## Exercise data
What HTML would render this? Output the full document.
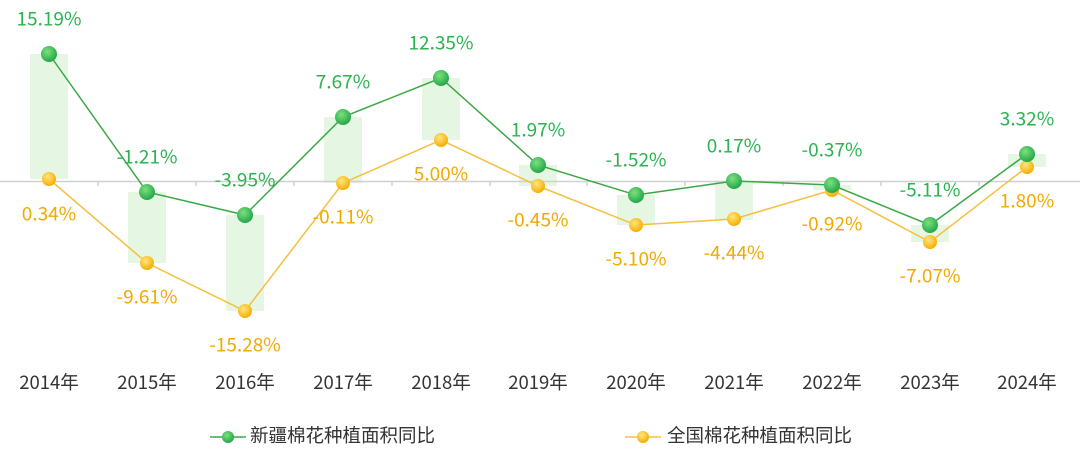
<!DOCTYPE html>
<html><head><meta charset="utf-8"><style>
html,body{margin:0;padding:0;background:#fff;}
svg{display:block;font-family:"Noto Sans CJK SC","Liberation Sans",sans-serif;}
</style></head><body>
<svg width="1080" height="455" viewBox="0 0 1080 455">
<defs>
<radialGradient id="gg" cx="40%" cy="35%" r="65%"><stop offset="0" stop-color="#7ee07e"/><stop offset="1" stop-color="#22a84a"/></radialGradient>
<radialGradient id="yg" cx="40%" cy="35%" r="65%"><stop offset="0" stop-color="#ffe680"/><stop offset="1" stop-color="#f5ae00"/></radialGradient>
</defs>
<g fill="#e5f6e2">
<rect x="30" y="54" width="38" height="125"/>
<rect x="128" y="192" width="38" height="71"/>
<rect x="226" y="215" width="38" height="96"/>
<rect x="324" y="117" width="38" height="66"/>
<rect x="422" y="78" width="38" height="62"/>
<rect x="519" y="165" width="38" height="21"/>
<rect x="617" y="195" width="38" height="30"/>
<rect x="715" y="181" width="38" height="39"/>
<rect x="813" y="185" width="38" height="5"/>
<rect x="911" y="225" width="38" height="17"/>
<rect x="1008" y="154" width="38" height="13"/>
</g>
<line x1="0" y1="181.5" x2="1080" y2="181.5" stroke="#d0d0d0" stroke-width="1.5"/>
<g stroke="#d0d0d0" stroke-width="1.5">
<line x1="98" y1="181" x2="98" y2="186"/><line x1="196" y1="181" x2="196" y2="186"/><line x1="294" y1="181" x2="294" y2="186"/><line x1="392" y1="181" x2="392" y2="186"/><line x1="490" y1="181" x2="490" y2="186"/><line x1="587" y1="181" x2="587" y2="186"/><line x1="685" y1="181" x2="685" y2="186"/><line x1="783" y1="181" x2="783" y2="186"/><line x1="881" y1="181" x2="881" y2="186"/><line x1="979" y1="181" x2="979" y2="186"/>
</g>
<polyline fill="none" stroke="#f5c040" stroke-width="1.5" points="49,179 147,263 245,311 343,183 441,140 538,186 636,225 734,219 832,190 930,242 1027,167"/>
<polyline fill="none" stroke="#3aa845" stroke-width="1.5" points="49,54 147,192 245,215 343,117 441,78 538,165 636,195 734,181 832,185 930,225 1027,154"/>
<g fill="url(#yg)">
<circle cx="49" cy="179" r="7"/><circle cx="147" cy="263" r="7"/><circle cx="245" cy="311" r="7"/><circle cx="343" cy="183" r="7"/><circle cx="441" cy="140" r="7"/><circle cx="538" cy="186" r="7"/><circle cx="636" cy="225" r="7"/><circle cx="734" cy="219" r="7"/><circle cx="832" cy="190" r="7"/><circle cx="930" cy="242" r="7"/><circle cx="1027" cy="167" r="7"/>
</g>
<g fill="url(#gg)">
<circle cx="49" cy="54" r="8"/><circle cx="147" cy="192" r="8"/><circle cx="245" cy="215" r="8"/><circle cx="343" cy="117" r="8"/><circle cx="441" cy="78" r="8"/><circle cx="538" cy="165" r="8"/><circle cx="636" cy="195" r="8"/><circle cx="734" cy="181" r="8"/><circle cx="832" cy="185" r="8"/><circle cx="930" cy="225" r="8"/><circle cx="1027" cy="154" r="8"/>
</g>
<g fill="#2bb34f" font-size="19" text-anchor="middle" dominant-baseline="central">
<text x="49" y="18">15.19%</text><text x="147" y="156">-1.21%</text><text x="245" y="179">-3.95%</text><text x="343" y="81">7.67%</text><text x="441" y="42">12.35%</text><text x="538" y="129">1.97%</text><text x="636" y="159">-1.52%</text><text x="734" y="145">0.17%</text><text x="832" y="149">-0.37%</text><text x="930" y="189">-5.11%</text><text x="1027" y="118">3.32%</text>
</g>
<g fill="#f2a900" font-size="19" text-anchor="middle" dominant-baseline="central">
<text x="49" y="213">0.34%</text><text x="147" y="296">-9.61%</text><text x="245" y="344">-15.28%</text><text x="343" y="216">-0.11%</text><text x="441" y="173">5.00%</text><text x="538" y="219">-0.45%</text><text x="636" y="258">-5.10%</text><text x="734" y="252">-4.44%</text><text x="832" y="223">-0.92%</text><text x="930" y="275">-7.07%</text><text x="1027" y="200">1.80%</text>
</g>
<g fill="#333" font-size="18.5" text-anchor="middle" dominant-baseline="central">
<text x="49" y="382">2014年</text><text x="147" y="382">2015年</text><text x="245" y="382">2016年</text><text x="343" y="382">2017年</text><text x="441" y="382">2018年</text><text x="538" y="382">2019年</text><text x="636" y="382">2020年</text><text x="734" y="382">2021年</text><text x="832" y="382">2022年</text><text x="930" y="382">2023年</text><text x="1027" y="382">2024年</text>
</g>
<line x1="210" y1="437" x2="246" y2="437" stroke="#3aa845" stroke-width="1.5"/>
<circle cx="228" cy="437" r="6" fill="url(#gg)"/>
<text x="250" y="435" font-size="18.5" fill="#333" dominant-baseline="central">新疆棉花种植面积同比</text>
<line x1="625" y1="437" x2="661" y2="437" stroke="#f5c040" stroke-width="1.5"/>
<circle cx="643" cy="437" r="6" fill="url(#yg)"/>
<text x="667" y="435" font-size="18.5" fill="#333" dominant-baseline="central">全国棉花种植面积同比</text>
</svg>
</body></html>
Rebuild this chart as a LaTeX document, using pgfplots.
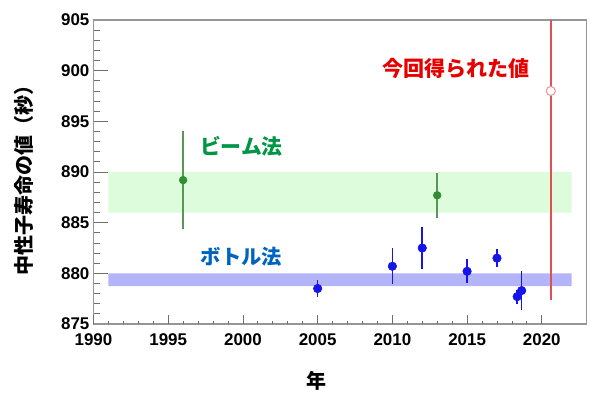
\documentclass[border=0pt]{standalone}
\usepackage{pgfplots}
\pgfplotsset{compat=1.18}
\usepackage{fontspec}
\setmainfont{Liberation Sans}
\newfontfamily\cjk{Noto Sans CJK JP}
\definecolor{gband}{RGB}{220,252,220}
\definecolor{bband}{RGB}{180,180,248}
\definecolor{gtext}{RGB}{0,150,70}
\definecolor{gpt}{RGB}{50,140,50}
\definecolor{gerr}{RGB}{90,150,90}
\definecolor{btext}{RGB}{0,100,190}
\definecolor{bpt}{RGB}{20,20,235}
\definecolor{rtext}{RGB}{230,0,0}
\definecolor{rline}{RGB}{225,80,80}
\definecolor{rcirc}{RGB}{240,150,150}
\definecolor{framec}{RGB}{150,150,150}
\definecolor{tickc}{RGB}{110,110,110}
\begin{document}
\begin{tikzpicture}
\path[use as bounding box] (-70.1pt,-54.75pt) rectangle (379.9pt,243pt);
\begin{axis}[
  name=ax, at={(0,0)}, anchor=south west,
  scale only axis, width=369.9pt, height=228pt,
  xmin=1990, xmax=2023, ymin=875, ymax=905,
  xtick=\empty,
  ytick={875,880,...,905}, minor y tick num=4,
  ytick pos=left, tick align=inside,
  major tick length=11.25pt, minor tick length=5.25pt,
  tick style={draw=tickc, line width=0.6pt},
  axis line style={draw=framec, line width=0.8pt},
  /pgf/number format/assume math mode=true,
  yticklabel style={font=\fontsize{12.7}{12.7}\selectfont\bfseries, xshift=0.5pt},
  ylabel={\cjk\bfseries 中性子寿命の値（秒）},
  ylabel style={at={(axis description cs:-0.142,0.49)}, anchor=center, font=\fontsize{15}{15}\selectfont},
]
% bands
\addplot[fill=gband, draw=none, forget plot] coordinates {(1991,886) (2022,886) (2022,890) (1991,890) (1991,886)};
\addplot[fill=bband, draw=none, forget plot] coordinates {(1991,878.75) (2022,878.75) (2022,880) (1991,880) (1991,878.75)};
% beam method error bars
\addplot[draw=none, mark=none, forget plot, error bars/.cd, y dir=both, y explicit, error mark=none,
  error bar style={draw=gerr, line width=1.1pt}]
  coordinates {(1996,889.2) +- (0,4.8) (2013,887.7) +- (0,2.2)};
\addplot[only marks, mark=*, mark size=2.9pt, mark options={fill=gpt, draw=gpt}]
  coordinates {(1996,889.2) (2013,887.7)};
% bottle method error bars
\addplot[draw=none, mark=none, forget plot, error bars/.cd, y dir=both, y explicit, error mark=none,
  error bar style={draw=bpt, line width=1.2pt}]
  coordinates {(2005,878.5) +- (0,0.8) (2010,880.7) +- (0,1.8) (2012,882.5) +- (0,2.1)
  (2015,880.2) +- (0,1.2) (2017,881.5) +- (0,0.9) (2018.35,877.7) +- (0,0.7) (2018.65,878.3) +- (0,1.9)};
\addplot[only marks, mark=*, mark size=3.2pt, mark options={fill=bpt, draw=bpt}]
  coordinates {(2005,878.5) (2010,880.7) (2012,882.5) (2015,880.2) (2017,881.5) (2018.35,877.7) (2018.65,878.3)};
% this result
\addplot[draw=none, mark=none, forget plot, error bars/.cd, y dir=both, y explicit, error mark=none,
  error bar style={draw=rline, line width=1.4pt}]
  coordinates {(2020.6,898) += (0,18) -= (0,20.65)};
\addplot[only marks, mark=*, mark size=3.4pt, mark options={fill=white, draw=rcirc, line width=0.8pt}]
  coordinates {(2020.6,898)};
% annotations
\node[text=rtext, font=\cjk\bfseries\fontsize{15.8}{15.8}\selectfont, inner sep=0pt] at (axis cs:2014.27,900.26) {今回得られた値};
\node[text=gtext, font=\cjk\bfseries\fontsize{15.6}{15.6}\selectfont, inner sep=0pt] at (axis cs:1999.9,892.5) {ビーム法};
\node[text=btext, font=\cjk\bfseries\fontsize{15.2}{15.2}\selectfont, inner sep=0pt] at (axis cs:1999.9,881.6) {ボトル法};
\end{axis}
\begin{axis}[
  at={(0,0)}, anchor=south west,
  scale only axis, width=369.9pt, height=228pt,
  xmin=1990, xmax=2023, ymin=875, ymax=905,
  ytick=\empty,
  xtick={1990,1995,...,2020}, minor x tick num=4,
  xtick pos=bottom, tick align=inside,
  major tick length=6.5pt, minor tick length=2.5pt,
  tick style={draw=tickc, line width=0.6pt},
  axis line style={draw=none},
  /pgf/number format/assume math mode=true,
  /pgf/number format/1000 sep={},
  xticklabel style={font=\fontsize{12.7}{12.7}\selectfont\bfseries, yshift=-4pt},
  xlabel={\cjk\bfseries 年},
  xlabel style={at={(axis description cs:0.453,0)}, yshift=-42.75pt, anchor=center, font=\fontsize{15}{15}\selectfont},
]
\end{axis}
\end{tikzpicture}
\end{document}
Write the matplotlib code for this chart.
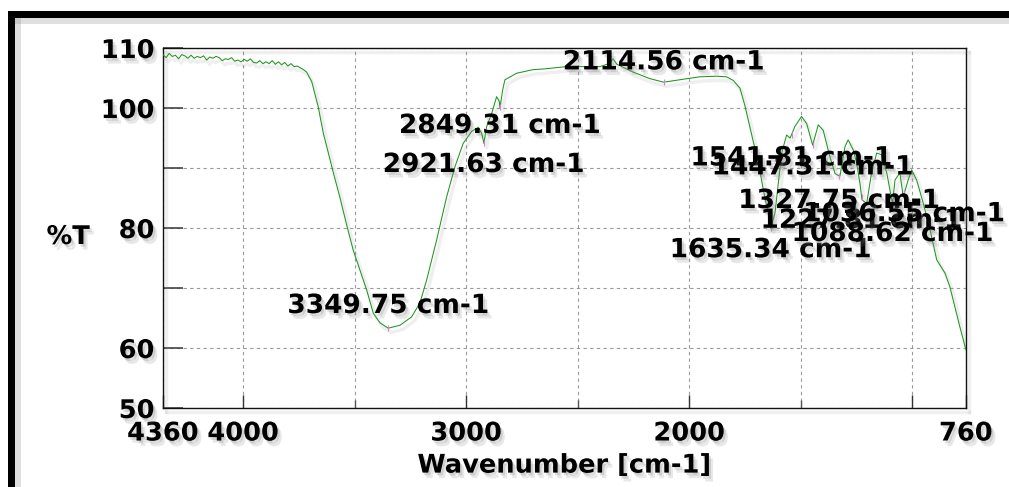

## Requirements
Select every line in the material above where the string "chart" occurs, and copy it.

## Answer to this task
Rebuild this chart as a LaTeX document, using pgfplots.
Write the matplotlib code for this chart.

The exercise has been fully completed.